Trump Press Secretary Sarah Sanders confirmed that Trump had told U.S. Senate Majority Leader Mitch McConnell of Kentucky that he planned to sign the bill and declare a national emergency.

“President Trump will sign the government funding bill, and as he has stated before, he will also take other executive action — including a national emergency—to ensure we stop the national security and humanitarian crisis at the border,” Sanders wrote in a note to the media. “The President is once again delivering on his promise to build the wall, protect the border, and secure our great country.”

House Speaker Nancy Pelosi of California and U.S. Senate Democratic Leader Chuck Schumer of New York issued a joint statement on Trump’s move toward declaring a national emergency.

“Declaring a national emergency would be a lawless act, a gross abuse of the power of the presidency and a desperate attempt to distract from the fact that President Trump broke his core promise to have Mexico pay for his wall. It is yet another demonstration of President Trump’s naked contempt for the rule of law. This is not an emergency, and the president’s fearmongering doesn’t make it one. He couldn’t convince Mexico, the American people or their elected representatives to pay for his ineffective and expensive wall, so now he’s trying an end-run around Congress in a desperate attempt to put taxpayers on the hook for it. The Congress will defend our constitutional authorities.”

Boozman spokesman Patrick Creamer told Talk Business & Politics that Boozman “is waiting to see what the scope and perimeters of the emergency order would be before he weighs in on that.”

Westerman, R-Hot Springs, was critical of Democratic tactics.

“Although we don’t have time to digest everything that’s in the bill, we do know what’s not in it. Even with hundreds of pages and provisions, the bill somehow still fails to give President Trump the resources he requested to secure the Southern border,” Western said prior to Thursday night’s House vote. “Not only that, but Democratic leadership has also waited three weeks to act on border funding, and in the eleventh hour – as the government is on the brink of needlessly shutting down for the second time this year – they negotiate a bill and attempt to force it through the legislative process.”

Westerman also said he hopes a national emergency declaration would not be made.

“I hoped it wouldn’t get to a point where the president contemplated declaring a national emergency, and for the sake of precedent, I hope he doesn’t have to do it.

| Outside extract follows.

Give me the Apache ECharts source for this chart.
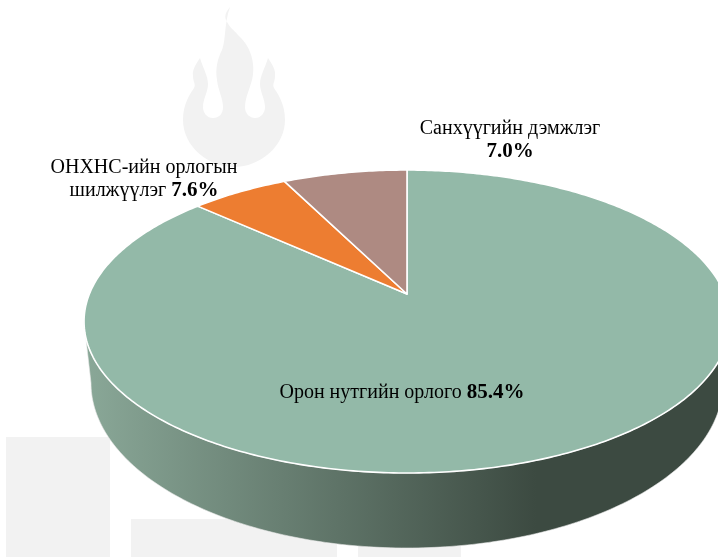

This is a failure of Congress, plain and simple. We must return to regular order and pass clean appropriations bills in a timely manner. Anything less is political gamesmanship and harmful to the American people.”

Womack said the funding avoids another shutdown and provides a “stronger base” for future border security efforts.

“Tonight, Congress fulfilled its constitutional duty and fully funded the federal government. While not perfect — as no compromise is — this deal prevents another costly shutdown and confronts resistance to securing the southern border. We are delivering more resources to secure our border, support our law enforcement agents, and keep America’s communities safe. Importantly, these steps forward also give us a stronger base to work from in the next fiscal year,” Womack noted in his statement.

Crawford and Hill did not respond to requests from Talk Business & Politics for comment.